What you should do: Starting with the first line below, extract each line through the one that contains "Chart.register(...registerables);", inclusive, excluding pictures.

Data lines:
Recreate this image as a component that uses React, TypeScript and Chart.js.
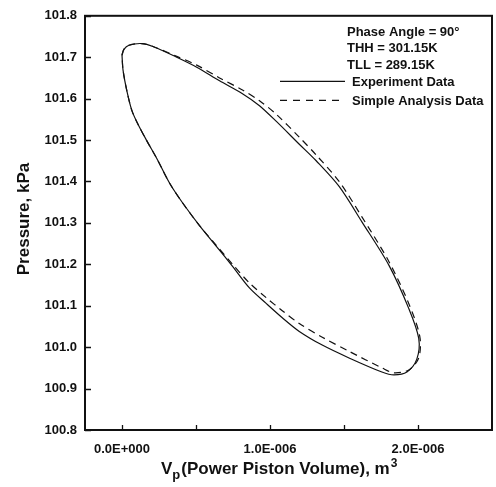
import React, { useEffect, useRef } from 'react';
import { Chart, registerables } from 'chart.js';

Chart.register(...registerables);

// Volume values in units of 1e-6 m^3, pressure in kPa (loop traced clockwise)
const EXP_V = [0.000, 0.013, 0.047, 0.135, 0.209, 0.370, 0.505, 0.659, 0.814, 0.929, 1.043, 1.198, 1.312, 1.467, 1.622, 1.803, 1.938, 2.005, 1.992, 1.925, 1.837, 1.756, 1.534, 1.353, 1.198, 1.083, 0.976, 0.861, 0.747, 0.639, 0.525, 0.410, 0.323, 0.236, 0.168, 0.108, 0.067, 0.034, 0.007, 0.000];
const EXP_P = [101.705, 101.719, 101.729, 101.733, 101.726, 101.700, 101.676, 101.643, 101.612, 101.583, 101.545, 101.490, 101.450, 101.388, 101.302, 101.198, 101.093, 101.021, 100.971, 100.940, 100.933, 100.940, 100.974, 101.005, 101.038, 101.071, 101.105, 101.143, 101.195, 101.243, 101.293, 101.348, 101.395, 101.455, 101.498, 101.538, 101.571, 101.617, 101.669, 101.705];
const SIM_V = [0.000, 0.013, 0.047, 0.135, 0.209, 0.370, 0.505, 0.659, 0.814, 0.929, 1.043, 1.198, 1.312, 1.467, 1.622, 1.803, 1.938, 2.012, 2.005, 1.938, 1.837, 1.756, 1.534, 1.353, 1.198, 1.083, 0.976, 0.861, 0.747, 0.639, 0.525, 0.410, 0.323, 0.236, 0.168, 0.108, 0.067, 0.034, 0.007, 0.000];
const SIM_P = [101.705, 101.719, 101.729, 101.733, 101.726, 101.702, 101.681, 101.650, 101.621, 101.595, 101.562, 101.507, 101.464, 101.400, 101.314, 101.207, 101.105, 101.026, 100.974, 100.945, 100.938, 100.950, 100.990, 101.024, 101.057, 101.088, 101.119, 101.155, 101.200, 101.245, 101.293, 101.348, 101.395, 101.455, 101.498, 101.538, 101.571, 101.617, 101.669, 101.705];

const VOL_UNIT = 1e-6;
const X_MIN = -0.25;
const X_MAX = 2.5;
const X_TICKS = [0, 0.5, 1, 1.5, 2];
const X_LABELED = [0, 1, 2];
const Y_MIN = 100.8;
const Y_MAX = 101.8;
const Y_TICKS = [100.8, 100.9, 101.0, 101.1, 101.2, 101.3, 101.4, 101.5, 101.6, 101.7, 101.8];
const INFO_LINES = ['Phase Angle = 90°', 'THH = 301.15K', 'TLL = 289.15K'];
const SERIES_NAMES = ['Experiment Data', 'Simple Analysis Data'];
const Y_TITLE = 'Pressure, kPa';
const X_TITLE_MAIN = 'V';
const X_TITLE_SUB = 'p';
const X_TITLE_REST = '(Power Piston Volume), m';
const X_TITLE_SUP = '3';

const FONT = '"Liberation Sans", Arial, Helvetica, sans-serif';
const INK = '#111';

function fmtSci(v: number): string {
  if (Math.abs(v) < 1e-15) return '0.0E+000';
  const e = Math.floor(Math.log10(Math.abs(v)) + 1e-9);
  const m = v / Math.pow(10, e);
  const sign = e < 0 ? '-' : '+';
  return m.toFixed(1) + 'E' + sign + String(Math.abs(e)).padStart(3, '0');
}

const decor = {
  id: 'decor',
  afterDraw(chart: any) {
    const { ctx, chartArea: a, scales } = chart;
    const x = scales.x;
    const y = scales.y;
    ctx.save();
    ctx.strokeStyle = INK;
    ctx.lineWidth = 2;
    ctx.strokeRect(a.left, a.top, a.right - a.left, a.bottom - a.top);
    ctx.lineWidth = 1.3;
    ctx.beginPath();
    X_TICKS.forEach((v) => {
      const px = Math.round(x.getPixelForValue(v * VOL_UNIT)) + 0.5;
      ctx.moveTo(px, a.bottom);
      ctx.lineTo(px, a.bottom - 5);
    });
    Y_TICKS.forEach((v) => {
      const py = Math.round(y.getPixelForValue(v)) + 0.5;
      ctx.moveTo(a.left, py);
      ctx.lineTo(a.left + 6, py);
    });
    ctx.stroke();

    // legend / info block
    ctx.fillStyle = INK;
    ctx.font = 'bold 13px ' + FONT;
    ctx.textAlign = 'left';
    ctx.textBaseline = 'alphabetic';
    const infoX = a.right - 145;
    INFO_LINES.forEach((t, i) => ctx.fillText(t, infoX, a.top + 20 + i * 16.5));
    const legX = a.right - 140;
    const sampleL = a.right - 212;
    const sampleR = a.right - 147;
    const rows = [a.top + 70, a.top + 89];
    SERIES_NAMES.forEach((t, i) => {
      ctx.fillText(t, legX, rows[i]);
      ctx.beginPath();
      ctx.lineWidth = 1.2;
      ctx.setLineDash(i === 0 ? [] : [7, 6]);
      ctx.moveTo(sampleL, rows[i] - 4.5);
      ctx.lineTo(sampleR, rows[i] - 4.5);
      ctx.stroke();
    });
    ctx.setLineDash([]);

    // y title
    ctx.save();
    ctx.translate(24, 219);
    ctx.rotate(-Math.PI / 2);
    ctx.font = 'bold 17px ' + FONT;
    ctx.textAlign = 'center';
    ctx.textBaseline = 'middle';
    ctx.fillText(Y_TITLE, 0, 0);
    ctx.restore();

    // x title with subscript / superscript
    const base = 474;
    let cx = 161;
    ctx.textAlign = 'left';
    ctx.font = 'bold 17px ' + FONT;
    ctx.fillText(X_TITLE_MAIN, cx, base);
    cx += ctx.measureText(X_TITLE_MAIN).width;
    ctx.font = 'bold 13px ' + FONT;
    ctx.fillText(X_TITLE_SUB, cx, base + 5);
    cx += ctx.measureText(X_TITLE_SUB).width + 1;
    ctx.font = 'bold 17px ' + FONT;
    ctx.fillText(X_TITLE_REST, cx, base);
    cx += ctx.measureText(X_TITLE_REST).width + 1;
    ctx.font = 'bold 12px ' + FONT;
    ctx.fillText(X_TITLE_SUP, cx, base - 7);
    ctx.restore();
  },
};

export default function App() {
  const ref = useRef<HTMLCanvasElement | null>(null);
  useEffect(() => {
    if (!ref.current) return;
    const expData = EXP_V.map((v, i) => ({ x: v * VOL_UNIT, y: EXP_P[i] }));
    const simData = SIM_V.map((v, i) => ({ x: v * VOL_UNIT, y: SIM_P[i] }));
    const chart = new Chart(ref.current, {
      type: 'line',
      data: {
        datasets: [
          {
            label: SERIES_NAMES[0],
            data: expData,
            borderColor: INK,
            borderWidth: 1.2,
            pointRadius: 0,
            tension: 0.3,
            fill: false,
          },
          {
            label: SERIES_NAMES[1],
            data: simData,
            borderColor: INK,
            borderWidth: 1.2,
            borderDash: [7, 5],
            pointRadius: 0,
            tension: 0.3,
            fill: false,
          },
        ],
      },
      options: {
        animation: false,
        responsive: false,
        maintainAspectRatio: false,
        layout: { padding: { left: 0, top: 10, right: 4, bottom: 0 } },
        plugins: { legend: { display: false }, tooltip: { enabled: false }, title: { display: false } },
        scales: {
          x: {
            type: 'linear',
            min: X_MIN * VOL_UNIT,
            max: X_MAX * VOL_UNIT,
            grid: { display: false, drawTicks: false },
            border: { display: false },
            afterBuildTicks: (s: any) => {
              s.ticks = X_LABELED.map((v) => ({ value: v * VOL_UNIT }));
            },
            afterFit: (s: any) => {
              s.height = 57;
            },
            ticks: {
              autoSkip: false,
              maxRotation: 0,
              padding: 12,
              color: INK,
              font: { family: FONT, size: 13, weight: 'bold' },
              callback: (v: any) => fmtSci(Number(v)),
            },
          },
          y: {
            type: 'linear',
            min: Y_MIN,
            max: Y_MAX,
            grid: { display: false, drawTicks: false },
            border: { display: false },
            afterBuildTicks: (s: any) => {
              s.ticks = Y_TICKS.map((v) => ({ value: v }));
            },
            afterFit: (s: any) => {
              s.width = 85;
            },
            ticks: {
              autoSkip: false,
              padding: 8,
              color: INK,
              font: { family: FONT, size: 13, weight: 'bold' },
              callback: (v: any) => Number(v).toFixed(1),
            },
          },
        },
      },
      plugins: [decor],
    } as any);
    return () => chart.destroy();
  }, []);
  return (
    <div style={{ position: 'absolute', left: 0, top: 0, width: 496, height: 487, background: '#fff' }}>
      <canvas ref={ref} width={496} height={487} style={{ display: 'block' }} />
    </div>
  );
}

Solved exercise:
Recreate this image as a component that uses React, TypeScript and Chart.js.
import React, { useEffect, useRef } from 'react';
import { Chart, registerables } from 'chart.js';

Chart.register(...registerables);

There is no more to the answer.